2005-03-08 / Front Page

FBI gives local volunteers update on chemical threats


Staff Writer

Scott R. NawrockiScott R. Nawrocki MANALAPAN — Members of the township’s volunteer medical reserve corps got a firsthand lesson recently from the FBI about weapons of mass destruction (WMD).

“Traditionally, the FBI dealt with bank robbers and gangsters,” said Special Agent Scott R. Nawrocki. “Today we deal with terrorist threats and function as a counter-terrorist agency.”

In a presentation to the volunteer medical corps — which would respond in the event of a local medical emergency — Nawrocki said the FBI has to be ready to respond to threats from within and outside of America’s borders.

The FBI conducts investigations in conjunction with local police departments, the New Jersey State Police, the New Jersey Office of Counterterrorism, the U.S. Secret Service, the federal Department of Homeland Security and the U.S. Bureau of Alcohol Tobacco and Firearms.

Nawrocki said the FBI has a close relationship with all of those agencies and frequently works with them to cover special or high profile events in order to prevent acts of terror from occurring.

In a power point presentation, Nawrocki detailed a list of incidents involving domestic terrorists, specifically individuals who are wanted for manufacturing WMD. Nawrocki said such weapons can include bombs, grenades, rockets, toxic chemicals and so-called dirty bombs which might contain radioactive materials.

“WMD can be any weapon designed to cause deaths,” the FBI agent said.

The bureau also investigates any threats which may involve biological pathogens or chemical weapons.

“We use the New Jersey Department of Health for biological agent testing,” said Nawrocki, who noted that the FBI also works with the U.S. Department of Homeland Security, as well as state and local responders, to identify and resolve any threat to public safety.

He said most people are aware of worldwide incidents in which WMD have been used. Those incidents include the use of sarin, anthrax, ricin, salmonella and radiologicals, to name a few.

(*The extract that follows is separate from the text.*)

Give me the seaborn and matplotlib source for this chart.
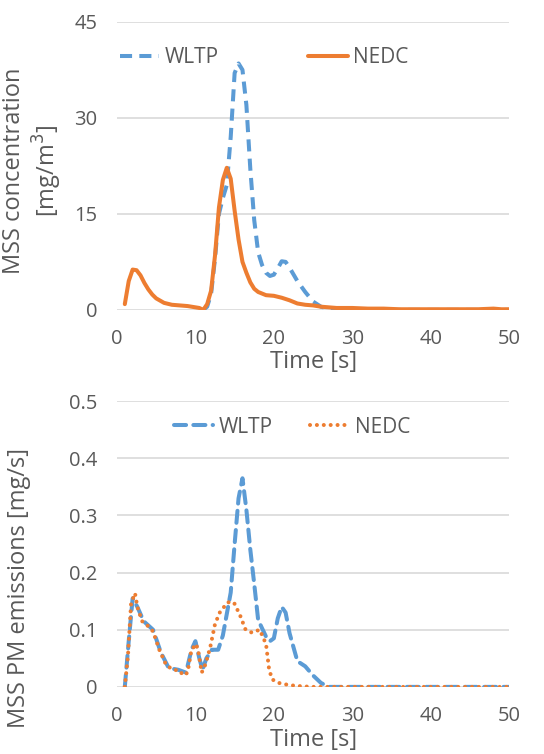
import matplotlib; matplotlib.use('Agg')
import numpy as np
import pandas as pd
import matplotlib.pyplot as plt
import seaborn as sns

# top panel: MSS concentration [mg/m3]
conc_wltp_t = [11, 11.5, 12, 12.5, 13, 13.5, 14, 14.5, 15, 15.5, 16, 16.5, 17, 17.5, 18, 18.5,
               19, 19.5, 20, 20.5, 21, 21.5, 22, 23, 24, 25, 26, 27, 28, 30, 35, 40, 45, 50]
conc_wltp = [0, 0.5, 2.5, 8, 15, 17.5, 19.5, 27, 37, 38.5, 37.5, 32, 22, 14, 9, 7,
             5.8, 5.3, 5.5, 6.5, 7.6, 7.5, 6.6, 4.5, 2.8, 1.3, 0.5, 0.2, 0, 0, 0, 0, 0, 0]

conc_nedc_t = [1, 1.5, 2, 2.5, 3, 3.5, 4, 4.5, 5, 6, 7, 8, 9, 10, 10.5, 11, 11.5, 12, 12.5,
               13, 13.5, 14, 14.5, 15, 15.5, 16, 16.5, 17, 17.5, 18, 19, 20, 21, 22, 23, 24,
               25, 26, 27, 28, 29, 30, 32, 34, 36, 38, 40, 42, 44, 46, 48, 49, 50]
conc_nedc = [0.9, 4.5, 6.3, 6.2, 5.4, 4.2, 3.2, 2.4, 1.8, 1.1, 0.8, 0.7, 0.6, 0.4, 0.3, 0.0, 0.9,
             3.0, 8.5, 16, 20.3, 22.2, 20.5, 15.5, 11, 7.5, 5.8, 4.3, 3.3, 2.8, 2.3, 2.2, 1.9,
             1.5, 1.0, 0.8, 0.7, 0.5, 0.4, 0.3, 0.3, 0.3, 0.2, 0.2, 0.1, 0.1, 0.1, 0.1, 0.1,
             0.1, 0.2, 0.1, 0.1]

# bottom panel: MSS PM emissions [mg/s]
pm_wltp_t = [1, 1.5, 2, 2.6, 3.4, 4.6, 5.6, 6.6, 7.8, 8.8, 9.5, 10, 10.5, 10.9, 11.4, 12.1,
             12.9, 13.5, 13.9, 14.5, 15, 15.5, 16, 16.5, 17, 17.5, 18, 19, 19.5, 20, 20.5, 21,
             21.5, 22, 23, 24, 25, 26, 27, 30, 35, 40, 45, 50]
pm_wltp = [0, 0.08, 0.155, 0.14, 0.115, 0.1, 0.06, 0.033, 0.03, 0.025, 0.065, 0.08, 0.05, 0.03,
           0.05, 0.065, 0.065, 0.09, 0.12, 0.165, 0.25, 0.33, 0.365, 0.31, 0.24, 0.18, 0.117,
           0.088, 0.08, 0.085, 0.12, 0.14, 0.13, 0.094, 0.045, 0.036, 0.02, 0.007, 0, 0, 0, 0, 0, 0]

pm_nedc_t = [1, 1.4, 1.8, 2.3, 2.6, 3.2, 4.0, 4.6, 5.4, 6.25, 7.1, 7.9, 8.5, 9.0, 9.5, 10.1,
             10.4, 10.8, 11.3, 11.9, 12.5, 13.1, 14.1, 14.9, 15.7, 16.4, 17.2, 18.2, 19.0, 19.4,
             19.8, 20.6, 22.0, 23.6, 25, 30, 35, 40, 45, 50]
pm_nedc = [0, 0.054, 0.146, 0.164, 0.14, 0.115, 0.106, 0.097, 0.065, 0.039, 0.03, 0.029, 0.02,
           0.025, 0.065, 0.075, 0.06, 0.025, 0.04, 0.07, 0.11, 0.13, 0.148, 0.148, 0.125, 0.1,
           0.095, 0.1, 0.075, 0.03, 0.013, 0.007, 0.003, 0.001, 0, 0, 0, 0, 0, 0]

BLUE = '#5B9BD5'
ORANGE = '#ED7D31'
GRAY = '#595959'

sns.set_style('white')
plt.rcParams['font.family'] = ['Open Sans', 'DejaVu Sans']

fig = plt.figure(figsize=(5.44, 7.54), dpi=100)
ax1 = fig.add_axes([0.215, 0.589, 0.721, 0.382])
ax2 = fig.add_axes([0.215, 0.089, 0.721, 0.379])

df1 = pd.concat([
    pd.DataFrame({'t': conc_wltp_t, 'v': conc_wltp, 'cycle': 'WLTP'}),
    pd.DataFrame({'t': conc_nedc_t, 'v': conc_nedc, 'cycle': 'NEDC'}),
])
df2 = pd.concat([
    pd.DataFrame({'t': pm_wltp_t, 'v': pm_wltp, 'cycle': 'WLTP'}),
    pd.DataFrame({'t': pm_nedc_t, 'v': pm_nedc, 'cycle': 'NEDC'}),
])

sns.lineplot(data=df1, x='t', y='v', hue='cycle', style='cycle',
             palette={'WLTP': BLUE, 'NEDC': ORANGE},
             dashes={'WLTP': (3, 1.8), 'NEDC': ''},
             linewidth=2.9, sort=False, ax=ax1, legend=False)
sns.lineplot(data=df2, x='t', y='v', hue='cycle', style='cycle',
             palette={'WLTP': BLUE, 'NEDC': ORANGE},
             dashes={'WLTP': (3, 1.8), 'NEDC': (0.01, 1.7)},
             linewidth=2.9, sort=False, ax=ax2, legend=False)
for ln in ax2.lines:
    ln.set_dash_capstyle('round')

for ax in (ax1, ax2):
    ax.set_xlim(0, 50)
    ax.set_xticks(range(0, 51, 10))
    ax.grid(axis='y', color='#D9D9D9', linewidth=1.2)
    ax.set_axisbelow(True)
    for s in ax.spines.values():
        s.set_visible(False)
    ax.tick_params(length=0, labelsize=14.5, labelcolor=GRAY)
    ax.tick_params(axis='y', pad=14)
    ax.tick_params(axis='x', pad=14)
    ax.set_xlabel('Time [s]', fontsize=17, color=GRAY)

ax1.set_ylim(0, 45)
ax1.set_yticks([0, 15, 30, 45])
ax1.set_ylabel('MSS concentration\n[mg/m$^3$]', fontsize=17, color=GRAY, linespacing=1.2)
ax1.yaxis.set_label_coords(-0.135, 0.483)
ax1.xaxis.set_label_coords(0.5, -0.14)

ax2.set_ylim(0, 0.5)
ax2.set_yticks([0, 0.1, 0.2, 0.3, 0.4, 0.5])
ax2.set_yticklabels(['0', '0.1', '0.2', '0.3', '0.4', '0.5'])
ax2.set_ylabel('MSS PM emissions [mg/s]', fontsize=17, color=GRAY)
ax2.yaxis.set_label_coords(-0.218, 0.346)
ax2.xaxis.set_label_coords(0.5, -0.145)

# legends
leg1 = ax1.legend(handles=ax1.lines[:2], labels=['WLTP', 'NEDC'], ncol=2, frameon=False,
                  loc='center', bbox_to_anchor=(0.375, 0.875), fontsize=15,
                  handlelength=1.9, handletextpad=0.25, columnspacing=4.3)
leg2 = ax2.legend(handles=ax2.lines[:2], labels=['WLTP', 'NEDC'], ncol=2, frameon=False,
                  loc='center', bbox_to_anchor=(0.446, 0.909), fontsize=15,
                  handlelength=1.9, handletextpad=0.25, columnspacing=1.8)
for leg in (leg1, leg2):
    for t in leg.get_texts():
        t.set_color(GRAY)

fig.savefig('out.png', dpi=100)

The agent said threats can come at any time and in the past have been aimed at schools, government facilities, businesses and religious institutions. A post office in Hamilton Township, Mercer County, was cited as an example where anthrax was delivered in 2001. That facility remains closed.

Other examples included the Minnesota Patriots Council, which in 1992 plotted to assassinate law enforcement officials using ricin; and a 1994 incident in which a group known as Rejneeshee contaminated salad bars and infected more than 700 people.

Nawrocki explained how different chemical weapons can affect parts of the body and how the medical reserve corps members can be an effective unit when working with federal and state agencies who are responding to emergency situations.